[Set problem]:
Your task is to give the listing below back word for word, pictures excluded.

--- START OF Data lines ---

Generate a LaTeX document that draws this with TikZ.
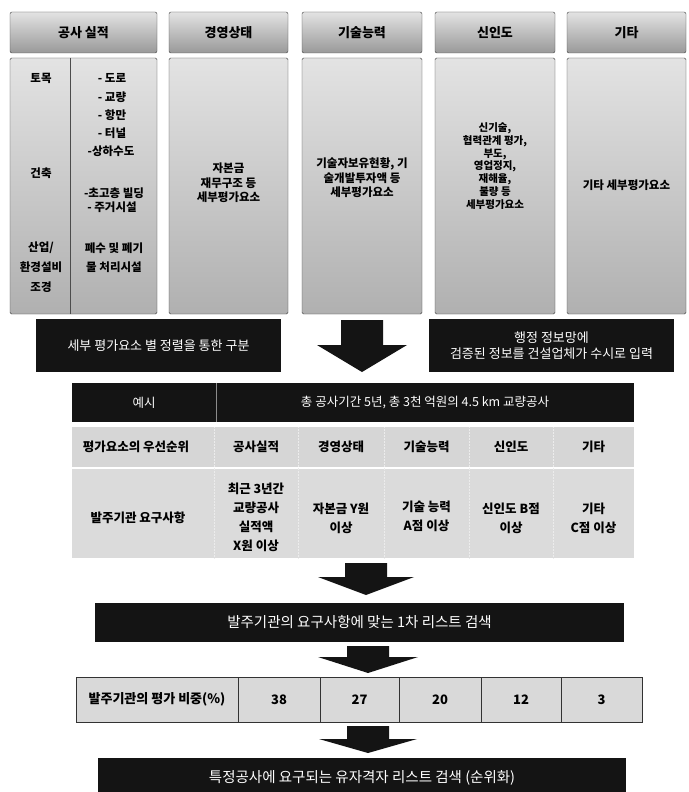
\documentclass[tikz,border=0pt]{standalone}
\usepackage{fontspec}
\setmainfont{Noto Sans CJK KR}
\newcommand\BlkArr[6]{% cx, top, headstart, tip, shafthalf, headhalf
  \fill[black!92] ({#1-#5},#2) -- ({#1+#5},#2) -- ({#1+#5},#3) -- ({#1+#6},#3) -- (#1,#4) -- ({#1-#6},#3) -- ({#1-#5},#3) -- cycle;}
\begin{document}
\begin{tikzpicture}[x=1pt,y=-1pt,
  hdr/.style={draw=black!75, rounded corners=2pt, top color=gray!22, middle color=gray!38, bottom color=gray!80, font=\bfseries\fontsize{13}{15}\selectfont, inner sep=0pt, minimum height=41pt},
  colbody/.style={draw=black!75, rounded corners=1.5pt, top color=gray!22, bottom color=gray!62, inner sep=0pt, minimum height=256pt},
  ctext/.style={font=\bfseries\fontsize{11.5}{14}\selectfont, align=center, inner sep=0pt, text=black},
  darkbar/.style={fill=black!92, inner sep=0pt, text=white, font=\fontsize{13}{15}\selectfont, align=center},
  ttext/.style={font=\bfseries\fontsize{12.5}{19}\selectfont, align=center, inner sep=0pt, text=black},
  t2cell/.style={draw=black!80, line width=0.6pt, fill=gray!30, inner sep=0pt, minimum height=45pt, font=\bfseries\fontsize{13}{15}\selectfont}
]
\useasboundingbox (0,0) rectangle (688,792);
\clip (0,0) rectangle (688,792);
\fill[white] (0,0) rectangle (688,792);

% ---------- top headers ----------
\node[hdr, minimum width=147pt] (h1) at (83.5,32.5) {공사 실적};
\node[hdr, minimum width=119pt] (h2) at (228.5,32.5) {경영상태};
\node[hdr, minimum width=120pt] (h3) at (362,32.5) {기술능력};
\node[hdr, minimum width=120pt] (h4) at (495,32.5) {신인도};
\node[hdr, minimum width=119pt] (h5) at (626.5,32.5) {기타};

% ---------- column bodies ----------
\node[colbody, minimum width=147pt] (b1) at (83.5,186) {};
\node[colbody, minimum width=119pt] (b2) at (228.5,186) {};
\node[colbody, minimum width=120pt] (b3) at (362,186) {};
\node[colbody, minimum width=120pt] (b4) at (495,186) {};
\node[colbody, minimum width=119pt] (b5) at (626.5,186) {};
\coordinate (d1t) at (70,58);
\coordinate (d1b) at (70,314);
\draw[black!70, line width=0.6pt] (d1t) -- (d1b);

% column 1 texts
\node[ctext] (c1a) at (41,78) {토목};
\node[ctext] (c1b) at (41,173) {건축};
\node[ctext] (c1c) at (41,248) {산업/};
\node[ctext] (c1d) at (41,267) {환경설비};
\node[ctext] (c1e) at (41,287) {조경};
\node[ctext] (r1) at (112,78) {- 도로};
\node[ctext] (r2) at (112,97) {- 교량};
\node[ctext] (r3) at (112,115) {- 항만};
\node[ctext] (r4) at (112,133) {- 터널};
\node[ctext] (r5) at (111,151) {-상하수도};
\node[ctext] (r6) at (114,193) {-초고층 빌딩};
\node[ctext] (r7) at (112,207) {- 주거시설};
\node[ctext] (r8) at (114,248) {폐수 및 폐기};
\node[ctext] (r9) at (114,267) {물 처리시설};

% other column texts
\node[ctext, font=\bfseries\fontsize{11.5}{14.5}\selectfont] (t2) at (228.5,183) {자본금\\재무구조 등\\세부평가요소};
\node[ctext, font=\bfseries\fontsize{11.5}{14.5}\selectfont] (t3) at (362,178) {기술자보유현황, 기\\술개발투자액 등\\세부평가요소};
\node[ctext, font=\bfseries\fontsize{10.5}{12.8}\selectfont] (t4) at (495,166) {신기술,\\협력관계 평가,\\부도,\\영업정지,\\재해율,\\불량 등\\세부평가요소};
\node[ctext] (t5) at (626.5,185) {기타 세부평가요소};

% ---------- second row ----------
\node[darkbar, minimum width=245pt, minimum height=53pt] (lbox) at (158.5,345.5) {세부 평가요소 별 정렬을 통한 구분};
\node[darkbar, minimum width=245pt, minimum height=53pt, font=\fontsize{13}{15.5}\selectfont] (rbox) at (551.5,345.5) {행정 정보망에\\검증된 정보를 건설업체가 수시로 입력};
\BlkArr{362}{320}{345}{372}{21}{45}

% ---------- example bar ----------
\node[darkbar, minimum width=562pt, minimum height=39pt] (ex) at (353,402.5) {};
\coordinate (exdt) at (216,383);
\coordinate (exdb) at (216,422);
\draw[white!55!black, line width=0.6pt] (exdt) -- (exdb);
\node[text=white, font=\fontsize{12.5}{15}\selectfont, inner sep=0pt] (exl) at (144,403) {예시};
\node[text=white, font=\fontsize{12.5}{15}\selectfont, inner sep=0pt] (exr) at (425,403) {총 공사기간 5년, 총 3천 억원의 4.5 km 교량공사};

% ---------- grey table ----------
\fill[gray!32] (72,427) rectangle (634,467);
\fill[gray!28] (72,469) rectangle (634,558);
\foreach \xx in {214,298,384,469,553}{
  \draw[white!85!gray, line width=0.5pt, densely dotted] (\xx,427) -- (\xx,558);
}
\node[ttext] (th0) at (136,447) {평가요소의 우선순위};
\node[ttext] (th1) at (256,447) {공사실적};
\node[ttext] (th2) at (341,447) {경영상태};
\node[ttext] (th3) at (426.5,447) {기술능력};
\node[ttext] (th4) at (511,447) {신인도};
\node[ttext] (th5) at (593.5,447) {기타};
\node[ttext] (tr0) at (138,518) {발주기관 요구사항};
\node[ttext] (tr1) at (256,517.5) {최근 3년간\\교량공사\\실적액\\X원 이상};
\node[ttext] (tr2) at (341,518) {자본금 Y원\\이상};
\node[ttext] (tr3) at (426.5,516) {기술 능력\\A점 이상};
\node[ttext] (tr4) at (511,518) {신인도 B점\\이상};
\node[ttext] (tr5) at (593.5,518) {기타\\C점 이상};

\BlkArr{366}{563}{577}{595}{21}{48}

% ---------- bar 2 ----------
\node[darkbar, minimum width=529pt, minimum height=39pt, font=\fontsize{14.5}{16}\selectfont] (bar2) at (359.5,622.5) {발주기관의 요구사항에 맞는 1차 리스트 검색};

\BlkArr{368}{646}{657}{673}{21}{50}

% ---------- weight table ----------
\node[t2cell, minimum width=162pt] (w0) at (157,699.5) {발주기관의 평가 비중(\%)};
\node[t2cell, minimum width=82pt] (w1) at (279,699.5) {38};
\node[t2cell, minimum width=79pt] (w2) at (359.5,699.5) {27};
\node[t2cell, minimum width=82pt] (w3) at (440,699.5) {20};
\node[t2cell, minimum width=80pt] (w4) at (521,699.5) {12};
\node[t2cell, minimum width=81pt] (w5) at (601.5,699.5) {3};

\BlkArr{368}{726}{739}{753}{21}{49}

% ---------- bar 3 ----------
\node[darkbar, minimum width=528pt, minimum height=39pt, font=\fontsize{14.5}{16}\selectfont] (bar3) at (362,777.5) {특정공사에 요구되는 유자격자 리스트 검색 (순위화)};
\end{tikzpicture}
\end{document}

--- END OF Data lines ---

[Expected answer]:
Generate a LaTeX document that draws this with TikZ.
\documentclass[tikz,border=0pt]{standalone}
\usepackage{fontspec}
\setmainfont{Noto Sans CJK KR}
\newcommand\BlkArr[6]{% cx, top, headstart, tip, shafthalf, headhalf
  \fill[black!92] ({#1-#5},#2) -- ({#1+#5},#2) -- ({#1+#5},#3) -- ({#1+#6},#3) -- (#1,#4) -- ({#1-#6},#3) -- ({#1-#5},#3) -- cycle;}
\begin{document}
\begin{tikzpicture}[x=1pt,y=-1pt,
  hdr/.style={draw=black!75, rounded corners=2pt, top color=gray!22, middle color=gray!38, bottom color=gray!80, font=\bfseries\fontsize{13}{15}\selectfont, inner sep=0pt, minimum height=41pt},
  colbody/.style={draw=black!75, rounded corners=1.5pt, top color=gray!22, bottom color=gray!62, inner sep=0pt, minimum height=256pt},
  ctext/.style={font=\bfseries\fontsize{11.5}{14}\selectfont, align=center, inner sep=0pt, text=black},
  darkbar/.style={fill=black!92, inner sep=0pt, text=white, font=\fontsize{13}{15}\selectfont, align=center},
  ttext/.style={font=\bfseries\fontsize{12.5}{19}\selectfont, align=center, inner sep=0pt, text=black},
  t2cell/.style={draw=black!80, line width=0.6pt, fill=gray!30, inner sep=0pt, minimum height=45pt, font=\bfseries\fontsize{13}{15}\selectfont}
]
\useasboundingbox (0,0) rectangle (688,792);
\clip (0,0) rectangle (688,792);
\fill[white] (0,0) rectangle (688,792);

% ---------- top headers ----------
\node[hdr, minimum width=147pt] (h1) at (83.5,32.5) {공사 실적};
\node[hdr, minimum width=119pt] (h2) at (228.5,32.5) {경영상태};
\node[hdr, minimum width=120pt] (h3) at (362,32.5) {기술능력};
\node[hdr, minimum width=120pt] (h4) at (495,32.5) {신인도};
\node[hdr, minimum width=119pt] (h5) at (626.5,32.5) {기타};

% ---------- column bodies ----------
\node[colbody, minimum width=147pt] (b1) at (83.5,186) {};
\node[colbody, minimum width=119pt] (b2) at (228.5,186) {};
\node[colbody, minimum width=120pt] (b3) at (362,186) {};
\node[colbody, minimum width=120pt] (b4) at (495,186) {};
\node[colbody, minimum width=119pt] (b5) at (626.5,186) {};
\coordinate (d1t) at (70,58);
\coordinate (d1b) at (70,314);
\draw[black!70, line width=0.6pt] (d1t) -- (d1b);

% column 1 texts
\node[ctext] (c1a) at (41,78) {토목};
\node[ctext] (c1b) at (41,173) {건축};
\node[ctext] (c1c) at (41,248) {산업/};
\node[ctext] (c1d) at (41,267) {환경설비};
\node[ctext] (c1e) at (41,287) {조경};
\node[ctext] (r1) at (112,78) {- 도로};
\node[ctext] (r2) at (112,97) {- 교량};
\node[ctext] (r3) at (112,115) {- 항만};
\node[ctext] (r4) at (112,133) {- 터널};
\node[ctext] (r5) at (111,151) {-상하수도};
\node[ctext] (r6) at (114,193) {-초고층 빌딩};
\node[ctext] (r7) at (112,207) {- 주거시설};
\node[ctext] (r8) at (114,248) {폐수 및 폐기};
\node[ctext] (r9) at (114,267) {물 처리시설};

% other column texts
\node[ctext, font=\bfseries\fontsize{11.5}{14.5}\selectfont] (t2) at (228.5,183) {자본금\\재무구조 등\\세부평가요소};
\node[ctext, font=\bfseries\fontsize{11.5}{14.5}\selectfont] (t3) at (362,178) {기술자보유현황, 기\\술개발투자액 등\\세부평가요소};
\node[ctext, font=\bfseries\fontsize{10.5}{12.8}\selectfont] (t4) at (495,166) {신기술,\\협력관계 평가,\\부도,\\영업정지,\\재해율,\\불량 등\\세부평가요소};
\node[ctext] (t5) at (626.5,185) {기타 세부평가요소};

% ---------- second row ----------
\node[darkbar, minimum width=245pt, minimum height=53pt] (lbox) at (158.5,345.5) {세부 평가요소 별 정렬을 통한 구분};
\node[darkbar, minimum width=245pt, minimum height=53pt, font=\fontsize{13}{15.5}\selectfont] (rbox) at (551.5,345.5) {행정 정보망에\\검증된 정보를 건설업체가 수시로 입력};
\BlkArr{362}{320}{345}{372}{21}{45}

% ---------- example bar ----------
\node[darkbar, minimum width=562pt, minimum height=39pt] (ex) at (353,402.5) {};
\coordinate (exdt) at (216,383);
\coordinate (exdb) at (216,422);
\draw[white!55!black, line width=0.6pt] (exdt) -- (exdb);
\node[text=white, font=\fontsize{12.5}{15}\selectfont, inner sep=0pt] (exl) at (144,403) {예시};
\node[text=white, font=\fontsize{12.5}{15}\selectfont, inner sep=0pt] (exr) at (425,403) {총 공사기간 5년, 총 3천 억원의 4.5 km 교량공사};

% ---------- grey table ----------
\fill[gray!32] (72,427) rectangle (634,467);
\fill[gray!28] (72,469) rectangle (634,558);
\foreach \xx in {214,298,384,469,553}{
  \draw[white!85!gray, line width=0.5pt, densely dotted] (\xx,427) -- (\xx,558);
}
\node[ttext] (th0) at (136,447) {평가요소의 우선순위};
\node[ttext] (th1) at (256,447) {공사실적};
\node[ttext] (th2) at (341,447) {경영상태};
\node[ttext] (th3) at (426.5,447) {기술능력};
\node[ttext] (th4) at (511,447) {신인도};
\node[ttext] (th5) at (593.5,447) {기타};
\node[ttext] (tr0) at (138,518) {발주기관 요구사항};
\node[ttext] (tr1) at (256,517.5) {최근 3년간\\교량공사\\실적액\\X원 이상};
\node[ttext] (tr2) at (341,518) {자본금 Y원\\이상};
\node[ttext] (tr3) at (426.5,516) {기술 능력\\A점 이상};
\node[ttext] (tr4) at (511,518) {신인도 B점\\이상};
\node[ttext] (tr5) at (593.5,518) {기타\\C점 이상};

\BlkArr{366}{563}{577}{595}{21}{48}

% ---------- bar 2 ----------
\node[darkbar, minimum width=529pt, minimum height=39pt, font=\fontsize{14.5}{16}\selectfont] (bar2) at (359.5,622.5) {발주기관의 요구사항에 맞는 1차 리스트 검색};

\BlkArr{368}{646}{657}{673}{21}{50}

% ---------- weight table ----------
\node[t2cell, minimum width=162pt] (w0) at (157,699.5) {발주기관의 평가 비중(\%)};
\node[t2cell, minimum width=82pt] (w1) at (279,699.5) {38};
\node[t2cell, minimum width=79pt] (w2) at (359.5,699.5) {27};
\node[t2cell, minimum width=82pt] (w3) at (440,699.5) {20};
\node[t2cell, minimum width=80pt] (w4) at (521,699.5) {12};
\node[t2cell, minimum width=81pt] (w5) at (601.5,699.5) {3};

\BlkArr{368}{726}{739}{753}{21}{49}

% ---------- bar 3 ----------
\node[darkbar, minimum width=528pt, minimum height=39pt, font=\fontsize{14.5}{16}\selectfont] (bar3) at (362,777.5) {특정공사에 요구되는 유자격자 리스트 검색 (순위화)};
\end{tikzpicture}
\end{document}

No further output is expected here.